#### Supplied records

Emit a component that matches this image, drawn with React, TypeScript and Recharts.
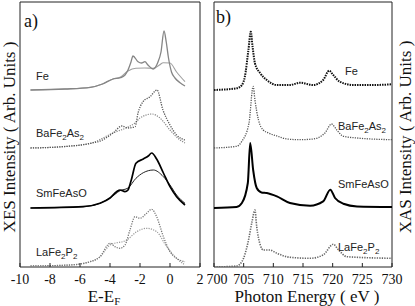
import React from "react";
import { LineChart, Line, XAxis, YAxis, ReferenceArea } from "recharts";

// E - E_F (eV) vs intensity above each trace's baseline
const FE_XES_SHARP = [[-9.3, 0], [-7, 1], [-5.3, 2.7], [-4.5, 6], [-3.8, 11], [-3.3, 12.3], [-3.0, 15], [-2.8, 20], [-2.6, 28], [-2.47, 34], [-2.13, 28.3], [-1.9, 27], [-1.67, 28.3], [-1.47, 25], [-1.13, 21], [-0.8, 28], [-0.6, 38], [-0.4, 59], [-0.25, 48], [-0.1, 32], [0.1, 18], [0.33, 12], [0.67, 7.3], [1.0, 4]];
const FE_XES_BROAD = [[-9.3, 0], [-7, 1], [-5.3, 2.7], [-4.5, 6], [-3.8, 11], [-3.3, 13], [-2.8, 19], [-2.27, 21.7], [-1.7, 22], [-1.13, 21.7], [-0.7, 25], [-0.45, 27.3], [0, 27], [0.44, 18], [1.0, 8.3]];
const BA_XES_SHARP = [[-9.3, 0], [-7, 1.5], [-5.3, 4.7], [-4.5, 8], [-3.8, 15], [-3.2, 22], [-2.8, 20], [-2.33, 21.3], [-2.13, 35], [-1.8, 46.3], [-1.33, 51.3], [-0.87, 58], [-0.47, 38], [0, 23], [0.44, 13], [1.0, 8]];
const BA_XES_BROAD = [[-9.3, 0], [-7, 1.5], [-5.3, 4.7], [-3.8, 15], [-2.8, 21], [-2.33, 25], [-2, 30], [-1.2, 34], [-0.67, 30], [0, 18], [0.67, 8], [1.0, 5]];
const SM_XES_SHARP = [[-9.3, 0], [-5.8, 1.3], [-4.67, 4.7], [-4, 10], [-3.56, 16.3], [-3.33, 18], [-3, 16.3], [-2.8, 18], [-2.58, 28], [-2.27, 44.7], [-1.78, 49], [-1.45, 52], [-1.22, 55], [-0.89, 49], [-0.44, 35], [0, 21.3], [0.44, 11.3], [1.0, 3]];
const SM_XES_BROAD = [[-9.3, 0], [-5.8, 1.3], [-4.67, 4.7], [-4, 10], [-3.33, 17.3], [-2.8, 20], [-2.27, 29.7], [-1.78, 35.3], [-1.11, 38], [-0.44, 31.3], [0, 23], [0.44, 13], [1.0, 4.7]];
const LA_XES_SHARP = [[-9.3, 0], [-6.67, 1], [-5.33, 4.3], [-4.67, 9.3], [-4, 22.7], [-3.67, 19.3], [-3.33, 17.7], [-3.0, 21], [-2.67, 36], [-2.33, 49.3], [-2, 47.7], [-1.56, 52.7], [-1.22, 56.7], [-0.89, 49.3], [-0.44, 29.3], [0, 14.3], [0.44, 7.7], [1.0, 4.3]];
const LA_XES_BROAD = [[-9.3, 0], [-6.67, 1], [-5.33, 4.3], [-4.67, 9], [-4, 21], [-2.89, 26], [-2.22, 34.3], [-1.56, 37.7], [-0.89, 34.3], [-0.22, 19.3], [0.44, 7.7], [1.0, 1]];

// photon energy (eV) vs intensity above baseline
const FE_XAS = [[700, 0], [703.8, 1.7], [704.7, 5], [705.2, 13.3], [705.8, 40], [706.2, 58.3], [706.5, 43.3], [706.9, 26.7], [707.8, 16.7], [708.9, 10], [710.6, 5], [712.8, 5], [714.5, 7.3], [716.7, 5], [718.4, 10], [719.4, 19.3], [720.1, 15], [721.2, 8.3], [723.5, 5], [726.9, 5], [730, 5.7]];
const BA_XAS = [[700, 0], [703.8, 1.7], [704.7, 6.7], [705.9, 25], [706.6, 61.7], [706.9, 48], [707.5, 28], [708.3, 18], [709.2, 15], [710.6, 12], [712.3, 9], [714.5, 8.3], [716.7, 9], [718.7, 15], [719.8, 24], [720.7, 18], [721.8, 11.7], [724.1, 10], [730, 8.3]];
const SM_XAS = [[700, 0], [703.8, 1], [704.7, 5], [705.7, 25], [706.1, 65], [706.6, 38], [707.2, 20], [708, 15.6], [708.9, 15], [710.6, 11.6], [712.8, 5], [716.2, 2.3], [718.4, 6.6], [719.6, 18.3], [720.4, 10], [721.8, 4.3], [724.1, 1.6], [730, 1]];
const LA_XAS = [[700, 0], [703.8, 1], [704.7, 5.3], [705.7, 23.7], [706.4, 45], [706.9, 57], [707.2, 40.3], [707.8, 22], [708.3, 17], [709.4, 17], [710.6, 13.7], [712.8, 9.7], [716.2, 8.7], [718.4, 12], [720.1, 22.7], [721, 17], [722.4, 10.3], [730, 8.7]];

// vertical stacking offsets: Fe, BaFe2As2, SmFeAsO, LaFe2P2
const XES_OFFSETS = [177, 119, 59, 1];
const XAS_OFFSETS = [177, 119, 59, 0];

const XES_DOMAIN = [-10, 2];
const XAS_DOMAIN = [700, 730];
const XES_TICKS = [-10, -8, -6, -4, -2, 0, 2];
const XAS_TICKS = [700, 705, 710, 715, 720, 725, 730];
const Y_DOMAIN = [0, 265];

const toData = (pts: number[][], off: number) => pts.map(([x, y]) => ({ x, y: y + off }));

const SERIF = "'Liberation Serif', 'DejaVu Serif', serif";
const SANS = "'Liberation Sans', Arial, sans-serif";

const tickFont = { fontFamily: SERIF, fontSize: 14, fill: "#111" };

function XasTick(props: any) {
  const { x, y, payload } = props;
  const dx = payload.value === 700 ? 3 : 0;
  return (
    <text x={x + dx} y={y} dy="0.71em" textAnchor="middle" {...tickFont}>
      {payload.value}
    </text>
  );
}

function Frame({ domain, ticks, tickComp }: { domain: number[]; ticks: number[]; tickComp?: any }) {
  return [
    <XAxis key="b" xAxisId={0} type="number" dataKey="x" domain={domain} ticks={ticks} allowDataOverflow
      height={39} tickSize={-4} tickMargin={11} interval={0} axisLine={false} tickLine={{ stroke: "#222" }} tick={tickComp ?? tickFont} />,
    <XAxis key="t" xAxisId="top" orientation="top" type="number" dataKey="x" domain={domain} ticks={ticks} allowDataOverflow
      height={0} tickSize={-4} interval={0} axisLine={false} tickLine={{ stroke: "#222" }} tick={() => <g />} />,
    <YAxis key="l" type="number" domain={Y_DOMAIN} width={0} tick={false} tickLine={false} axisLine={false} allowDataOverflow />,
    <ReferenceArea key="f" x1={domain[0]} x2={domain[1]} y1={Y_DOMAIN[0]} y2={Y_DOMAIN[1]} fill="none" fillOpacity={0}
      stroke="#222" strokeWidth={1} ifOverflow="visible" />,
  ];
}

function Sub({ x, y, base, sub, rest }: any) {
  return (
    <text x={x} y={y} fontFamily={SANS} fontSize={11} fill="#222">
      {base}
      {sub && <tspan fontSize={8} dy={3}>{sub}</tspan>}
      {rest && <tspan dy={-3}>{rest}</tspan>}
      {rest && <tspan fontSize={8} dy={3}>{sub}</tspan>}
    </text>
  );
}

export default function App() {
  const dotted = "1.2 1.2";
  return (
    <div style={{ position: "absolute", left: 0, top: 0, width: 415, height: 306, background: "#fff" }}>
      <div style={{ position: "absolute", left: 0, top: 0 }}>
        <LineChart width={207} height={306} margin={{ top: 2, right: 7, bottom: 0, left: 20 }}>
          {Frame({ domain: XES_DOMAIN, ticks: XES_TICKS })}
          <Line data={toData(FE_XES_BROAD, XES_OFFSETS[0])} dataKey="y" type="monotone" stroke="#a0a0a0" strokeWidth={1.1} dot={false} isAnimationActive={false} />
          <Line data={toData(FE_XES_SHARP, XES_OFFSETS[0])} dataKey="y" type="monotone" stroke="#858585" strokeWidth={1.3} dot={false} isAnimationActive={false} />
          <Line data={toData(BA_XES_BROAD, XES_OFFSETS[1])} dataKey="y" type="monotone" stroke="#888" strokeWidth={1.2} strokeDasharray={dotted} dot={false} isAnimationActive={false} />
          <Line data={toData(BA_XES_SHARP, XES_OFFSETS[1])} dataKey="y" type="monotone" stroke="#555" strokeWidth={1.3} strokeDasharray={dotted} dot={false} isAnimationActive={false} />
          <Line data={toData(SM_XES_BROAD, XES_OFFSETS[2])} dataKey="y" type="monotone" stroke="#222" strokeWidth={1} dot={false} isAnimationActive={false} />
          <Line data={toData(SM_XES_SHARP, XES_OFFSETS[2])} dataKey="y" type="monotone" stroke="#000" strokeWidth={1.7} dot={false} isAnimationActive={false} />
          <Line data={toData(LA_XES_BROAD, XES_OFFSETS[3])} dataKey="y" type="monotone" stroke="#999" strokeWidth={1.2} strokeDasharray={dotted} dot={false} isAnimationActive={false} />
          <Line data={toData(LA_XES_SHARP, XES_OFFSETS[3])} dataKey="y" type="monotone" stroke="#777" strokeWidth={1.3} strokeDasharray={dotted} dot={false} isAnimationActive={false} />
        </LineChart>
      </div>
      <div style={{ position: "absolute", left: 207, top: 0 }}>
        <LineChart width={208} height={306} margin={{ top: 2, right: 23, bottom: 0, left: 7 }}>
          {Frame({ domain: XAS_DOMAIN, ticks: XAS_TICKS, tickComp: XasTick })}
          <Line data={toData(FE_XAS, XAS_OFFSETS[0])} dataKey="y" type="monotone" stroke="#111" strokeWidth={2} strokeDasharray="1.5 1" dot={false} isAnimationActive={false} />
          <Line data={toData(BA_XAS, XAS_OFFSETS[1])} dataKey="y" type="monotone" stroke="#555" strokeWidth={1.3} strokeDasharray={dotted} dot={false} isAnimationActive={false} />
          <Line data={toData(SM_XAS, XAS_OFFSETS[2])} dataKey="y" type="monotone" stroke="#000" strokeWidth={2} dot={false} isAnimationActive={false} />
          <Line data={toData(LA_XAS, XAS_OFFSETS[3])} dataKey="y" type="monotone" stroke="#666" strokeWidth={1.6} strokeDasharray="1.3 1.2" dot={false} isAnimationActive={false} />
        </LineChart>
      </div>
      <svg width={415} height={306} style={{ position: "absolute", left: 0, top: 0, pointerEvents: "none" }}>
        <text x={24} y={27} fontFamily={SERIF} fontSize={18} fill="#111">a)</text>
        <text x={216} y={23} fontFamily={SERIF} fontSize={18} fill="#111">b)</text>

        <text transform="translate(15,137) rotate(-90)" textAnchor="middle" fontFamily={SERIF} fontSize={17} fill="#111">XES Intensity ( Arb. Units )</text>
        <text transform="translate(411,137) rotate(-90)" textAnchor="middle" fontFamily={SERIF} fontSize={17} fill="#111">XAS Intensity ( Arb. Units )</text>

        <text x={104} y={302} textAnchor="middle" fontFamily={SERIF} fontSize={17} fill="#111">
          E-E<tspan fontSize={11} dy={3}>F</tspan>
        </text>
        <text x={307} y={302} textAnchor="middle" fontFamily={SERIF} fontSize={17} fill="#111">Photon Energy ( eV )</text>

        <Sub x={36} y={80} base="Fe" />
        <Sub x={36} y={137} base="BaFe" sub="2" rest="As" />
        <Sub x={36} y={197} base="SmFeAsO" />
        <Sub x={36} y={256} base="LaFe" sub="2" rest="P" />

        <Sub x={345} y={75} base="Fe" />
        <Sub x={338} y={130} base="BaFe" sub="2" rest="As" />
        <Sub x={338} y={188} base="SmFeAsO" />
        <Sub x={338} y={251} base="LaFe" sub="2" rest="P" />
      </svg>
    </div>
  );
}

########
#### Supplied records

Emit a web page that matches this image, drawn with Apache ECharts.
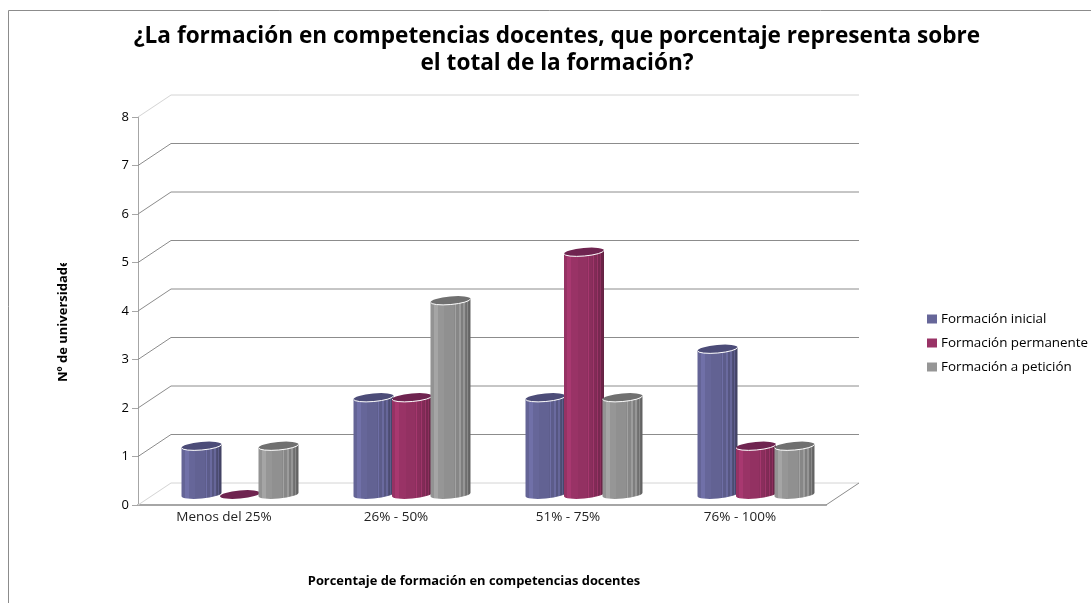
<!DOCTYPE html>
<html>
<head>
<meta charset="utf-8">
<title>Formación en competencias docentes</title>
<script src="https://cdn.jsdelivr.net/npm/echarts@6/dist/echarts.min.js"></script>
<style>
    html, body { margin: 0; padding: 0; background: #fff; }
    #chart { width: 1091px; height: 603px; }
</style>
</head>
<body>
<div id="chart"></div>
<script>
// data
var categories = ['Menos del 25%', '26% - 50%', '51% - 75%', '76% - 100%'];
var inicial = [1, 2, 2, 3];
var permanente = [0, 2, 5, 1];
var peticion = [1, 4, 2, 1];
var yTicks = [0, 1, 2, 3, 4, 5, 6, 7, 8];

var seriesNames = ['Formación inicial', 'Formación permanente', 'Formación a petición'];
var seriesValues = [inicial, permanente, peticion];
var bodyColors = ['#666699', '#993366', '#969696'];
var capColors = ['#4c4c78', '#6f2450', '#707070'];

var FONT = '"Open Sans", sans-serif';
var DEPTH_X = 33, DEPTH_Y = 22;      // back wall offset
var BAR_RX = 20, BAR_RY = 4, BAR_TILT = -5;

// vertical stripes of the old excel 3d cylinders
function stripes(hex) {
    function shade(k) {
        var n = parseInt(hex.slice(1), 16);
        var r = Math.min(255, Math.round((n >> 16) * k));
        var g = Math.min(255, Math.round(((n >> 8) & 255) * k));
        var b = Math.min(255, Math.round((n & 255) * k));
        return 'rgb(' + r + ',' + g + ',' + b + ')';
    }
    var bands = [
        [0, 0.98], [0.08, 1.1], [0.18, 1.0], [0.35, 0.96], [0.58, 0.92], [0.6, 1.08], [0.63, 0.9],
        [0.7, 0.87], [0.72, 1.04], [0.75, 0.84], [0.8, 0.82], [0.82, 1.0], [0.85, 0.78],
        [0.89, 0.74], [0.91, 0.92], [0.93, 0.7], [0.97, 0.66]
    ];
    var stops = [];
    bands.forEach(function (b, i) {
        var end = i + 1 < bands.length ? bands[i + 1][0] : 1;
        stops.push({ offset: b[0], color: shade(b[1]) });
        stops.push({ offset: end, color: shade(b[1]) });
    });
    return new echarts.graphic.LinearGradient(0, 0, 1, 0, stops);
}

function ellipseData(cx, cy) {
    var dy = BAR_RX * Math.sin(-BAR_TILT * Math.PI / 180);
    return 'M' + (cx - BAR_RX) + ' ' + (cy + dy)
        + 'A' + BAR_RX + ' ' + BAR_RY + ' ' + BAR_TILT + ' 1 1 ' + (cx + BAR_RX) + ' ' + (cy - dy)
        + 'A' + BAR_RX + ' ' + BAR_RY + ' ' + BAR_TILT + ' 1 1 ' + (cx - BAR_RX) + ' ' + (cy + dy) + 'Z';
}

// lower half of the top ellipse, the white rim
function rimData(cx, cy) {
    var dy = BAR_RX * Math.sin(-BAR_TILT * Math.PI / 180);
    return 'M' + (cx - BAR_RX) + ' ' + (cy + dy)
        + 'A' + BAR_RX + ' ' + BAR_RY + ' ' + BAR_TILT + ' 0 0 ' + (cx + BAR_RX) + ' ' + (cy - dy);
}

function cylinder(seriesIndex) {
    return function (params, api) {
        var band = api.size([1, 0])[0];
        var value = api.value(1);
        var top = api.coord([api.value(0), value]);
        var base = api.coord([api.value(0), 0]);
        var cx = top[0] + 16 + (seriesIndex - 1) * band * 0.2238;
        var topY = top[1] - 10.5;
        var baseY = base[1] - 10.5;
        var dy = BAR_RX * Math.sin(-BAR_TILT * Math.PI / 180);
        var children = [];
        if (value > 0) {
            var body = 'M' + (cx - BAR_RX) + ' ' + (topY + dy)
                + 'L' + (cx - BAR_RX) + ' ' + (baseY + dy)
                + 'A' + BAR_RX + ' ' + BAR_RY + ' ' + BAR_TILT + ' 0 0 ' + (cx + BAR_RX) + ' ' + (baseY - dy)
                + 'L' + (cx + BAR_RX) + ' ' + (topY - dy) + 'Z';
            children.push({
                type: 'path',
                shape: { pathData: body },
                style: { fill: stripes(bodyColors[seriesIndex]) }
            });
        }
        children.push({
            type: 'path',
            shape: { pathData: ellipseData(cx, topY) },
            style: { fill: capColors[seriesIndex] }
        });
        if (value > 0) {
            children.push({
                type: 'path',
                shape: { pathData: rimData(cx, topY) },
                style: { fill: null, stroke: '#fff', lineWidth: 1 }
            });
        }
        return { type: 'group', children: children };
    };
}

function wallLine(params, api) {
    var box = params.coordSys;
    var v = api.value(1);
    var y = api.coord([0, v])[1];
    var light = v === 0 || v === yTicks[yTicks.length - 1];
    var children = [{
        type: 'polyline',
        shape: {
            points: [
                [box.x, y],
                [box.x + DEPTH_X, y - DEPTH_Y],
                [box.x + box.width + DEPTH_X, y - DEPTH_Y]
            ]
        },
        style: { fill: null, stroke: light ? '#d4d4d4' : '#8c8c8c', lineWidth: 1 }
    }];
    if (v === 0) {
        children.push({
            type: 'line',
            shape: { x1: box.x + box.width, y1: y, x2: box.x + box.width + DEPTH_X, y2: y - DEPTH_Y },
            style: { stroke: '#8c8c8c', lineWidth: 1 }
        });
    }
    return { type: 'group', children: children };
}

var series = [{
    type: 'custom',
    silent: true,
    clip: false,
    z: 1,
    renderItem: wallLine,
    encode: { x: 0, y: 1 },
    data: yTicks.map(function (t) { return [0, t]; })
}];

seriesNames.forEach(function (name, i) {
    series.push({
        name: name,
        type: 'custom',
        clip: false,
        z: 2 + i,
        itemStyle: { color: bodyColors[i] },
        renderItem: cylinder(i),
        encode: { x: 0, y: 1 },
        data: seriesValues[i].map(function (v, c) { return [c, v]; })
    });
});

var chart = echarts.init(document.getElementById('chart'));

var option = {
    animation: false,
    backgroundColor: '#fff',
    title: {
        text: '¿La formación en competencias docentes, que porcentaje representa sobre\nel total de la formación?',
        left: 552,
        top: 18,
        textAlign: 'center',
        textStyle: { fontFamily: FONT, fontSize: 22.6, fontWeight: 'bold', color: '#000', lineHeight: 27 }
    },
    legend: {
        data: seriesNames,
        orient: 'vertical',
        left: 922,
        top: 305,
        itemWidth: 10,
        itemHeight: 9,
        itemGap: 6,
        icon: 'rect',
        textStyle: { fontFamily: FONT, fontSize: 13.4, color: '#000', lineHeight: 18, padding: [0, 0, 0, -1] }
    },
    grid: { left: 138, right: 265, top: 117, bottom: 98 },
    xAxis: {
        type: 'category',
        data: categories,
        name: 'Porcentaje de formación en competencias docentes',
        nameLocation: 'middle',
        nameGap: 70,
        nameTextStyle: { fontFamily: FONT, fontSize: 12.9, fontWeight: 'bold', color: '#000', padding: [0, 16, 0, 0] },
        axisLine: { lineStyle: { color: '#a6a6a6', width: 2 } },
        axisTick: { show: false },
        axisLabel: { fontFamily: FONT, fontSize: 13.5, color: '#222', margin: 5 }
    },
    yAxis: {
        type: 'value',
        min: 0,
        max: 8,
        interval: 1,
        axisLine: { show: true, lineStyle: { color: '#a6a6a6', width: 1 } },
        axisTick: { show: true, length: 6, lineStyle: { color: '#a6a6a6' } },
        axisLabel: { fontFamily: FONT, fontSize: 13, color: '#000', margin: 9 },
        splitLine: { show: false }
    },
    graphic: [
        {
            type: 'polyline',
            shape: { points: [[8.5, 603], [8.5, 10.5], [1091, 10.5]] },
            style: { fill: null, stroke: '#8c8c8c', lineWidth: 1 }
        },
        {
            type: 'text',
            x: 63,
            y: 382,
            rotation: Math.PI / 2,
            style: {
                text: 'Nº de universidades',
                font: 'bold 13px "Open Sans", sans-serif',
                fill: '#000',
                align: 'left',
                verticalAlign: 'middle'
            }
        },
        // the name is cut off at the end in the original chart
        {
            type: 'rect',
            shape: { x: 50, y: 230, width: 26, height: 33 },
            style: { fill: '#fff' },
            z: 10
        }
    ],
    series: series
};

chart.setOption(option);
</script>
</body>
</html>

########

Repeat exactly, and only, the lines from the one containing "Emit a component" through the one containing "XAxis, YAxis, ReferenceArea", both included, without the pictures.

Emit a component that matches this image, drawn with React, TypeScript and Recharts.
import React from "react";
import { LineChart, Line, XAxis, YAxis, ReferenceArea } from "recharts";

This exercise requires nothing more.